Video Drives Apple's Innovation

from streaming media:
SAN FRANCISCO—As happened last year, Apple succeeded in turning heads
just after the Consumer Electronics Show (CES). At last year's event,
Apple CEO Steve Jobs showed off the iPhone, which he reported at this
year's keynote on Tuesday is only second behind the Blackberry in
terms of smartphone sales in the U.S. After being on the market for
exactly 200 days, Apple has sold 4 million to date or 20,000 iPhones
every day. From a national perspective, Apple's iPhone in its first
quarter of shipping stood at 19.5% of the total market, behind
Research In Motion's Blackberry at 39.0% but better than Palm,
Motorola, and Nokia combined.

"We equaled these three in first 90 days of shipment," said an
exuberant Jobs. "The numbers for the December quarter, when they are
announced, look like they'll be even better."

About an hour prior to this year's keynote at Macworld San Francisco
(MWSF), though, the Consumer Electronics Association (CEA) fought back
with a well-timed press release titled "2008 International CES Reigns
as Global Stage for New Technology Innovation." But, as happened last
year, Apple pushed aside the critics and released several key products
that will drive the CES companies back to the drawing board.

The one that will get the most attention as a hardware gadget is a new
ultra-thin Macbook laptop called Macbook Air.

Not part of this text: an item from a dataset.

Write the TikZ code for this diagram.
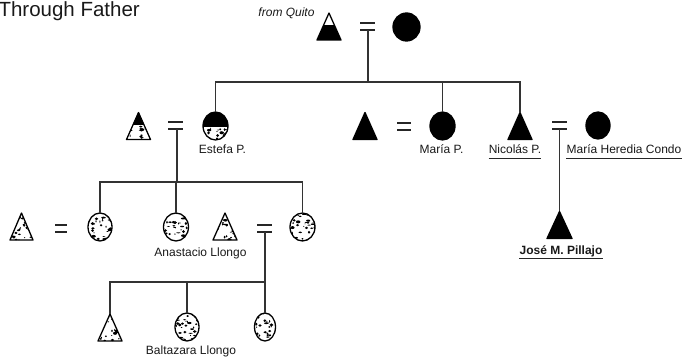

The product has
impressive specifications (incredible thinness of .76" to .016" – 60%
thinner than the next closest competitor, the Sony TZ series which is
1.2" to .8" thick – a 13.3" widescreen and a 45 nanometer Core 2 duo
at 1.6Ghz standard or 1.8Ghz option). Apple asked Intel to shrink the
Core 2 Duo by 60%, which Jobs said was the single most important
innovation to allow Apple the ability to build Macbook Air. Of course,
with H.264 as the primary codec in Apple's arsenal and a move to HD
content playback, Apple's desire to put a Core 2 Duo in the Macbook
Air was a strict requirement, as no single core processor would be
able to consistently handle H.264 decoding of HD movies. The battery
decision—Apple claims 5 hours of battery life on the new Macbook
Air—is as much about being able to complete the viewing of a movie as
it is about application productivity.